Lately, I have come across a good number of opinion pieces arguing for and against Hungary’s policy towards Ukraine. While all avenues of foreign policy can and should be subject to objective dialogue, there is one fundamental, uncontestable fact often overlooked by commentators.
That is, the current tensions began when Ukraine included in its “education reform” restrictions that seriously impinge upon the right to education in one’s mother tongue, draconian rules violating the rights of ethnic minorities, ignoring the objections of – among many others – the Polish and Hungarian governments and flaunting Ukraine’s own international commitments. Here are the details.

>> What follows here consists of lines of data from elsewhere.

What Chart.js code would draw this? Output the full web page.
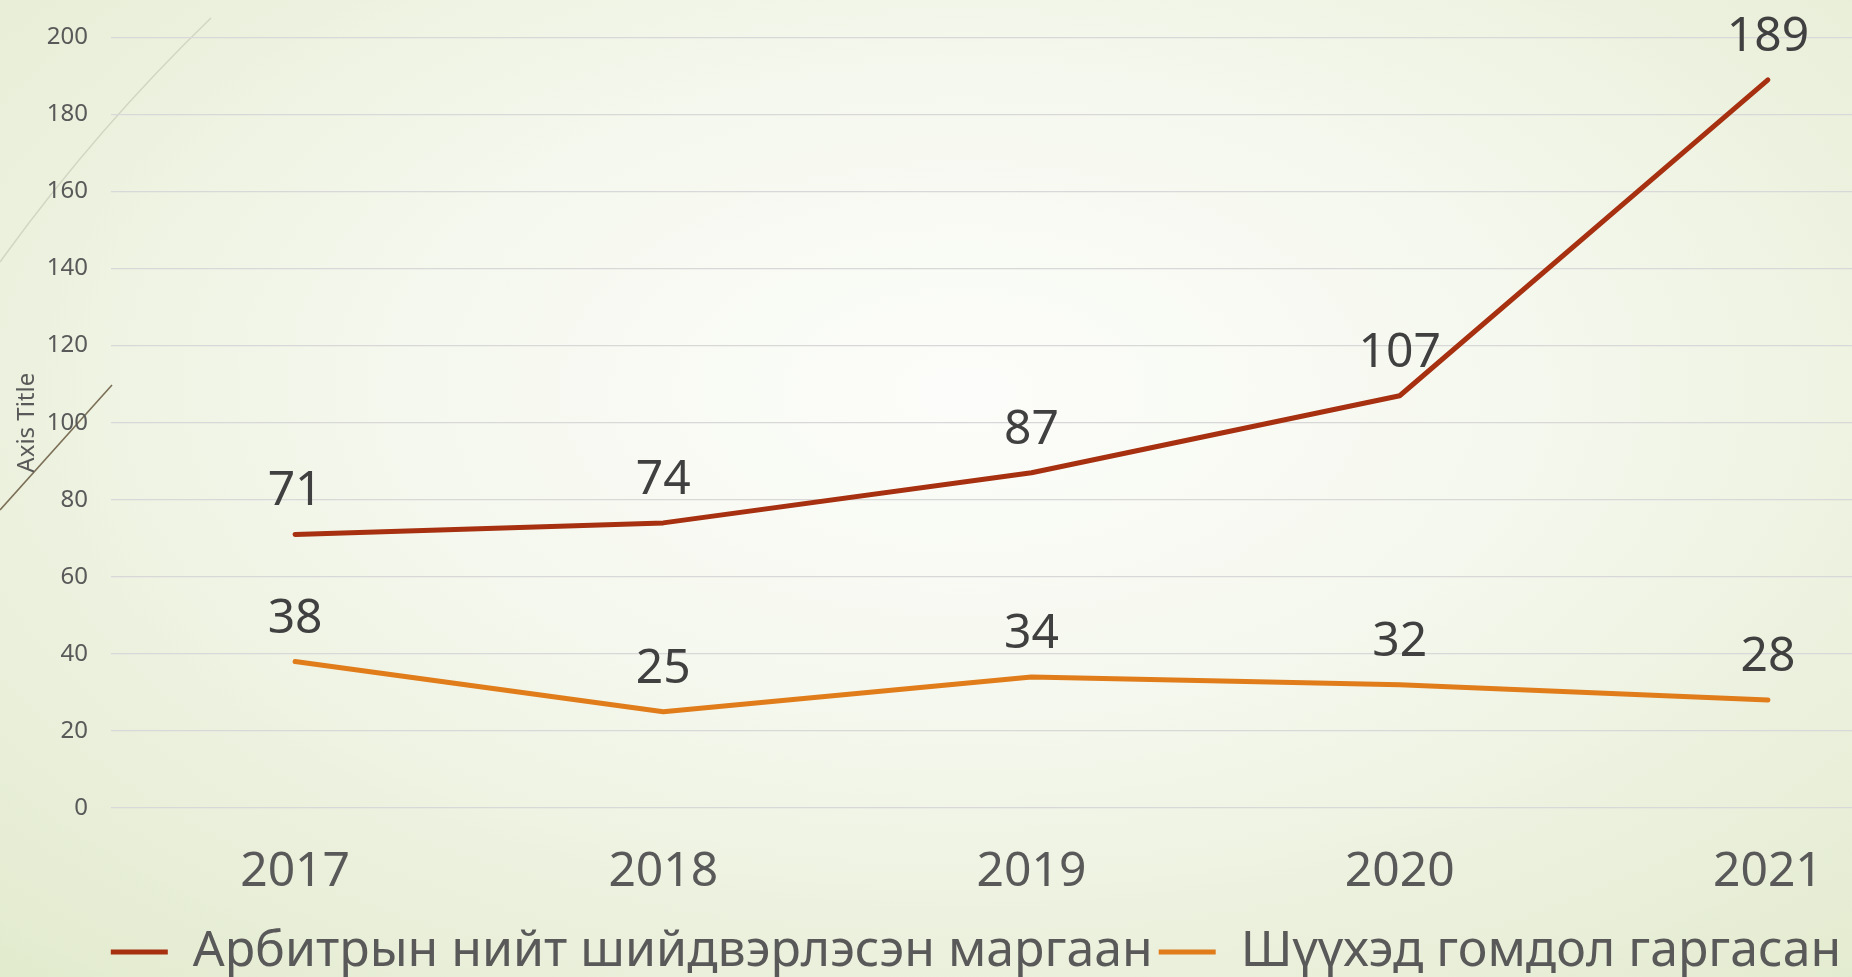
<!DOCTYPE html>
<html>
<head>
<meta charset="utf-8">
<script src="https://cdn.jsdelivr.net/npm/chart.js@4"></script>
<style>
    html, body {
        margin: 0;
        padding: 0;
        width: 1852px;
        height: 977px;
        overflow: hidden;
        background: radial-gradient(ellipse 75% 80% at 52% 40%, #fcfdfa 0%, #f5f8ee 40%, #e9efd9 80%, #e3ebcf 100%);
    }
    #deco { position: absolute; left: 0; top: 0; }
    #wrap { position: absolute; left: 0; top: 0; width: 1952px; height: 977px; }
</style>
</head>
<body>
<svg id="deco" width="260" height="560">
    <path d="M0 262 Q 95 130 211 18" stroke="#d2d6c3" stroke-width="1.6" fill="none"/>
    <path d="M0 510 L 112 385" stroke="#7b6f56" stroke-width="1.6" fill="none"/>
</svg>
<div id="wrap"><canvas id="chart"></canvas></div>
<script>
// ---- data ----
const years = ["2017", "2018", "2019", "2020", "2021"];
const resolvedDisputes = [71, 74, 87, 107, 189];
const courtAppeals = [38, 25, 34, 32, 28];
const seriesNames = ["Арбитрын нийт шийдвэрлэсэн маргаан", "Шүүхэд гомдол гаргасан"];
const yTicks = { min: 0, max: 200, step: 20 };

const FONT = "'Noto Sans', 'DejaVu Sans', sans-serif";

// value labels above each point
const valueLabels = {
    id: "valueLabels",
    afterDatasetsDraw(chart) {
        const ctx = chart.ctx;
        ctx.save();
        ctx.font = `48px ${FONT}`;
        ctx.fillStyle = "#404040";
        ctx.textAlign = "center";
        ctx.textBaseline = "alphabetic";
        chart.data.datasets.forEach((ds, i) => {
            chart.getDatasetMeta(i).data.forEach((pt, j) => {
                ctx.fillText(String(ds.data[j]), pt.x, pt.y - 29);
            });
        });
        ctx.restore();
    }
};

new Chart(document.getElementById("chart"), {
    type: "line",
    data: {
        labels: years,
        datasets: [
            {
                label: seriesNames[0],
                data: resolvedDisputes,
                borderColor: "#a6300f",
                backgroundColor: "#a6300f",
                borderWidth: 5,
                borderCapStyle: "round",
                borderJoinStyle: "round",
                pointRadius: 0,
                pointStyle: "line",
                tension: 0
            },
            {
                label: seriesNames[1],
                data: courtAppeals,
                borderColor: "#e07c1a",
                backgroundColor: "#e07c1a",
                borderWidth: 5,
                borderCapStyle: "round",
                borderJoinStyle: "round",
                pointRadius: 0,
                pointStyle: "line",
                tension: 0
            }
        ]
    },
    options: {
        responsive: true,
        maintainAspectRatio: false,
        animation: false,
        layout: { padding: { top: 35, right: 0, bottom: -10, left: 0 } },
        plugins: {
            legend: {
                position: "bottom",
                labels: {
                    usePointStyle: true,
                    pointStyleWidth: 57,
                    padding: 6,
                    color: "#595959",
                    font: { family: FONT, size: 50 }
                }
            },
            tooltip: { enabled: false }
        },
        scales: {
            x: {
                offset: true,
                grid: { display: false, drawTicks: false },
                border: { display: false },
                ticks: { color: "#595959", padding: 36, font: { family: FONT, size: 48 } },
                afterFit(scale) { scale.height = 113; }
            },
            y: {
                min: yTicks.min,
                max: yTicks.max,
                grid: { color: "#d8d8d8", lineWidth: 1.3, drawTicks: false },
                border: { display: false },
                ticks: {
                    stepSize: yTicks.step,
                    color: "#595959",
                    padding: 23,
                    font: { family: FONT, size: 24 }
                },
                title: {
                    display: true,
                    text: "Axis Title",
                    color: "#595959",
                    padding: { top: 13, bottom: 0 },
                    font: { family: FONT, size: 24 }
                },
                afterFit(scale) { scale.width = 111; }
            }
        }
    },
    plugins: [valueLabels]
});
</script>
</body>
</html>
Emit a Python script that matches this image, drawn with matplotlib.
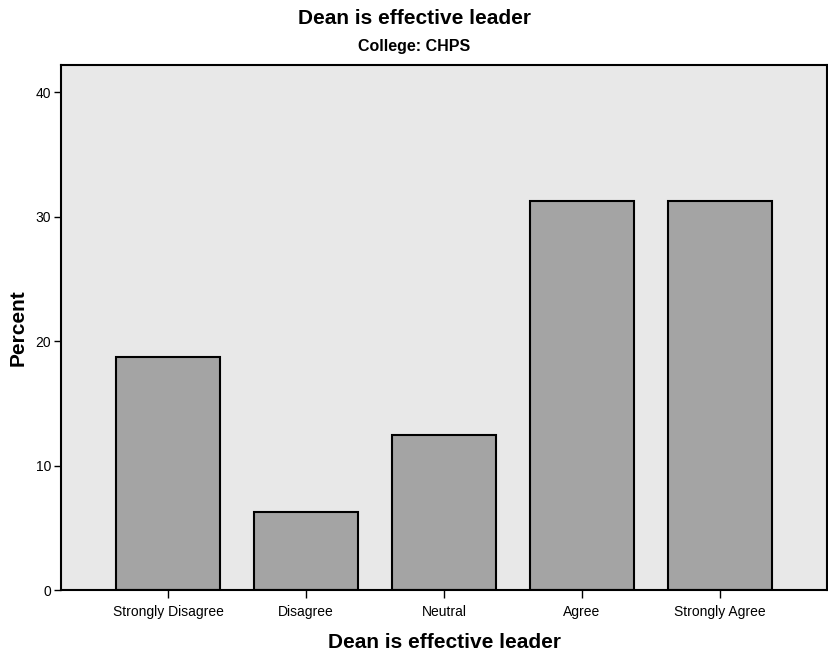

Hungary has many reasons to work for a positive, productive relationship with Ukraine, a neighbor on our eastern border with a population of 45 million people, including some 150,000 ethnic Hungarians. The security and well-being of ethnic Hungarians living outside the borders of Hungary have always been a priority for the governments of Prime Minister Orbán. Until last October, Hungary stood as one of the staunchest supporters of Ukraine’s NATO and EU integration project. But then something changed: Ukraine began to behave differently with its ethnic minorities.
Following the initial news about a new education bill that would strip ethnic minorities of their language rights in education – rights guaranteed by international conventions, charters and bilateral agreements – Foreign Minister Péter Szijjártó voiced concern. We tried to be constructive, proposing alternatives that would not be unreasonable or impossible to meet. That is, calling on Ukraine to fully implement the recommendations of the Venice Commission to which, by the way, they had agreed during the EU-Ukraine summit last July. Here’s the relevant part of the agreement:
“6. ... With regard to the Ukrainian law on education, we agreed on the need to ensure the respect for rights already exercised of persons belonging to national minorities as enshrined in UN and Council of Europe Conventions and related protocols, non-discrimination of persons belonging to minorities and respect for diversity and to fully implement the recommendations included in the opinion of the Venice Commission no. 902/2017, on the basis of a substantive dialogue with the representatives of persons belonging to national minorities, including legislation which extends the transition period until 2023 and which regulates exemption for private schools.”
Sadly, we haven’t seen any action from Ukraine on this point, despite the fact that Hungary-Ukraine relations have reached a juncture where nice words and promises are no longer enough. There’s only one way back to normal relations, and it begins with Ukraine making good on its international commitments.